Before psychoactive drugs were available, the only "treatment" for
delusions and other symptoms of major mental illnesses was to
lock the patient in an insane asylum.
- In 1903 the New Hampshire Legislature passed an act assigning to the state the
responsibility for care of mentally ill patients throughout the state.
Prior to that time, the Hospital had functioned more as a private institution,
with a high percentage of curable patients, who were treated and released.
Many of the state's incurable mentally ill were indigent and
cared for by the counties at country farms or almshouses.
With the new act, all patients were transferred to the State Hospital,
increasing its population from 475 in 1903 to 1,086 a decade later.
The act had an enormous impact on the Hospital.
Now, a large percentage of its patients could not be cured and discharged.

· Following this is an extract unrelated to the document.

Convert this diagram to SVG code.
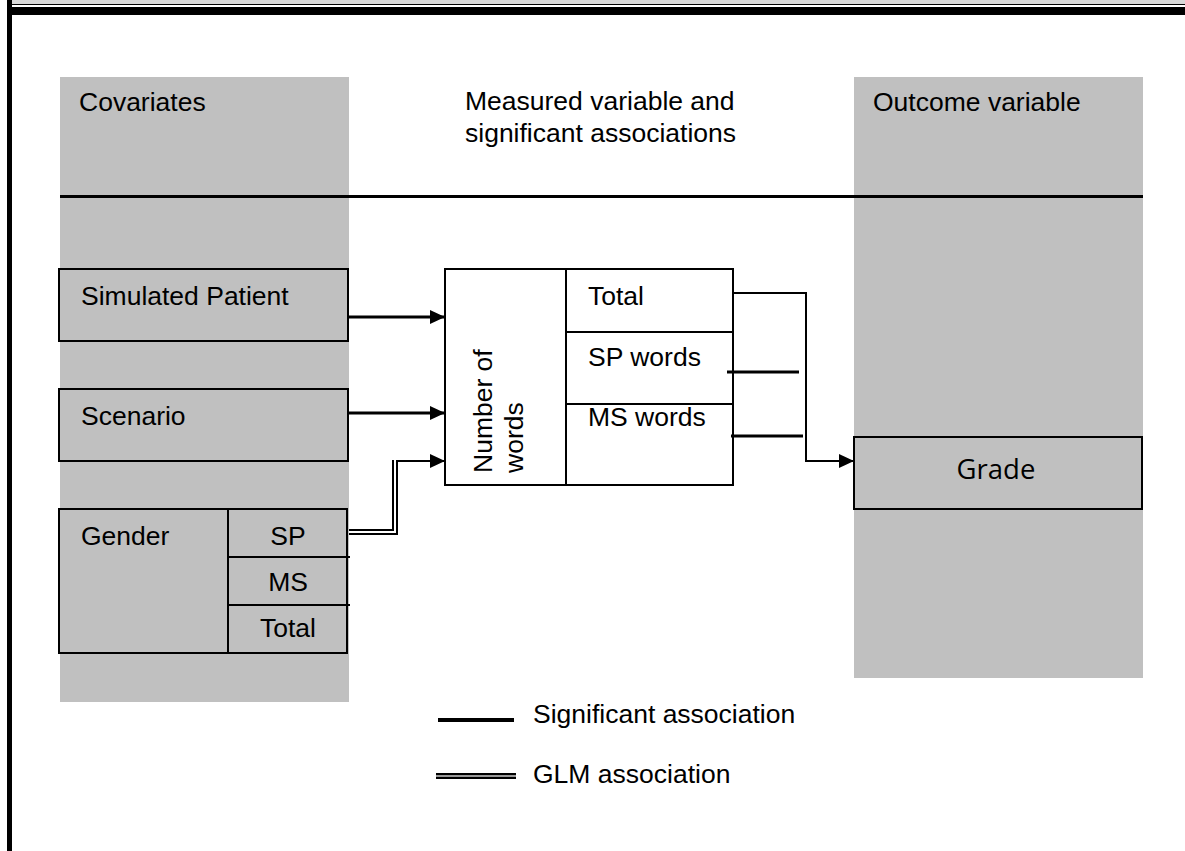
<svg xmlns="http://www.w3.org/2000/svg" width="1185" height="851" viewBox="0 0 1185 851">
<style>
text{font-family:"Liberation Sans",Arial,sans-serif;font-size:26.5px;fill:#000}
.col{fill:#c0c0c0}
.box{fill:#c0c0c0;stroke:#000;stroke-width:2}
.wbox{fill:#fff;stroke:#000;stroke-width:2}
.ln{fill:none;stroke:#000;stroke-width:2}
.sig{fill:none;stroke:#000;stroke-width:3}
.glmo{fill:none;stroke:#000;stroke-width:6}
.glmi{fill:none;stroke:#fff;stroke-width:2}
.mid{text-anchor:middle}
</style>
<defs>
<marker id="arr" markerUnits="userSpaceOnUse" markerWidth="16" markerHeight="15" refX="15" refY="7" orient="auto">
<path d="M0,0 L15,7 L0,14 z" fill="#000"/>
</marker>
</defs>
<rect width="1185" height="851" fill="#fff"/>
<!-- page border -->
<rect x="12" y="0" width="1173" height="4" fill="#d9d9d9"/>
<rect x="7" y="4" width="1178" height="1" fill="#000"/>
<rect x="7" y="7" width="1178" height="8" fill="#000"/>
<rect x="7" y="0" width="5" height="851" fill="#000"/>
<!-- columns -->
<g id="covariates">
<rect class="col" x="60" y="77" width="289" height="625"/>
<text x="79" y="111">Covariates</text>
</g>
<g id="outcome">
<rect class="col" x="854" y="77" width="289" height="601"/>
<text x="873" y="111">Outcome variable</text>
</g>
<g id="header-mid">
<text x="465" y="110">Measured variable and</text>
<text x="465" y="142">significant associations</text>
</g>
<rect x="60" y="195" width="1083" height="3" fill="#000"/>
<g id="simulated-patient">
<rect class="box" x="59" y="269" width="289" height="72"/>
<text x="81" y="305">Simulated Patient</text>
</g>
<g id="scenario">
<rect class="box" x="59" y="389" width="289" height="72"/>
<text x="81" y="425">Scenario</text>
</g>
<g id="gender">
<rect class="box" x="59" y="509" width="288" height="144"/>
<line class="ln" x1="228" y1="509" x2="228" y2="653"/>
<line class="ln" x1="228" y1="557" x2="350" y2="557"/>
<line class="ln" x1="228" y1="605" x2="350" y2="605"/>
<text x="81" y="545">Gender</text>
<text class="mid" x="288" y="545">SP</text>
<text class="mid" x="288" y="591">MS</text>
<text class="mid" x="288" y="637">Total</text>
</g>
<g id="number-of-words">
<rect class="wbox" x="445" y="269" width="288" height="216"/>
<line class="ln" x1="566" y1="269" x2="566" y2="485"/>
<line class="ln" x1="566" y1="332" x2="733" y2="332"/>
<line class="ln" x1="566" y1="404" x2="733" y2="404"/>
<text transform="translate(492,473) rotate(-90)">Number of</text>
<text transform="translate(523,473) rotate(-90)">words</text>
<text x="588" y="305">Total</text>
<text x="588" y="366">SP words</text>
<text x="588" y="426">MS words</text>
</g>
<g id="grade">
<rect class="box" x="854" y="437" width="288" height="72"/>
<text class="mid" x="996" y="479" style="font-family:'Open Sans','Noto Sans',sans-serif;font-size:27.5px">Grade</text>
</g>
<g id="connectors">
<path class="sig" d="M349,317 H445" marker-end="url(#arr)"/>
<path class="sig" d="M349,413 H445" marker-end="url(#arr)"/>
<path class="glmo" d="M349,532 H395 V460"/>
<path class="glmi" d="M349,532 H395 V459"/>
<path class="ln" d="M396,461 H445" marker-end="url(#arr)"/>
<path class="ln" d="M733,293 H806 V461 H854" marker-end="url(#arr)"/>
<path class="sig" d="M727,372 H799"/>
<path class="sig" d="M731,436 H803"/>
</g>
<g id="legend">
<line x1="438" y1="720" x2="514" y2="720" stroke="#000" stroke-width="4"/>
<text x="533" y="723">Significant association</text>
<line x1="436" y1="776" x2="516" y2="776" stroke="#000" stroke-width="6"/>
<line x1="436" y1="776" x2="516" y2="776" stroke="#999" stroke-width="2"/>
<text x="533" y="783">GLM association</text>
</g>
</svg>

The buildings added to the Hospital grounds after 1903 reflected the increasing need
for space and the change in the nature of the patients.
- Official history
of the New Hampshire State Hospital, at page 8 of 15.
<visited 18 Oct 2010>
Psychoactive drugs were first prescribed in the 1950s and 1960s:
If a patient takes appropriate drugs regularly,
they may be able to live in the normal community,
instead of being confined to a psychiatric institution.
Again, it was the development of psychoactive drugs in the 1950s and 1960s
that allowed patients with serious mental illnesses to be released from insane asylums.
- chlorpromazine (Thorazine ® ) in 1953
- trifluoperazine (Stelazine ® ) in 1959, discontinued in 2003
- thioridazine (Mellaril ® ) in 1962
- haloperidol (Haldol ® ) FDA approved in 1967
- the benzodiazepines, for anxiety:
- chlordiazepoxide (Librium ® ) in 1960
- diazepam (Valium ® ) in 1963
The official state history describes the "treatment" of patients
at the State Hospital in the 1800s consisted of work on the 120-acre farm
on the hospital campus:
While such farm work was more pleasant than the surgical sterilizations,
lobotomies, and electro-shock therapy during the 1900s,
it is unlikely that farm work cured any patient who was seriously mentally ill.
- This extensive space allowed the Hospital to include a farm and to be
self-sufficient. The pleasant, natural environment, in which the patients could
live and work, was considered highly therapeutic.
- Official history
of the New Hampshire State Hospital, at page 1 of 15.
<visited 18 Oct 2010>
need for a surgical building
The official history mentions that the Thayer Building, constructed in 1907,
was used as a medical-surgical building. The official history also mentions
that the largest inmate population was only 2,750 people (reached in the year
1953, just as psychoactive drugs were becoming available). These two facts
raise the question: Why did a "town" of less than 2750 people need a separate building
devoted to surgery? Why not simply transport patients to the Pillsbury Hospital,
a few miles away in Concord, NH? Moreover, a new surgical building
was constructed at the State Hospital in the year 1941,
with three operating rooms.
The official history does not explain why there was a need for
on-site surgery at the State Hospital.
Elsewhere, one can learn about surgical
that were performed as part of the eugenics movement at the New Hampshire State
Hospital in the early 1900s. There may also have been experiments with
neurosurgery, such as lobotomies. Performing such surgeries on site at
the State Hospital meant that these operations could avoid any scrutiny by
the local medical community. Furthermore, patients who died after
botched operations at the State Hospital could be buried
at the State Hospital Cemetery and forgotten.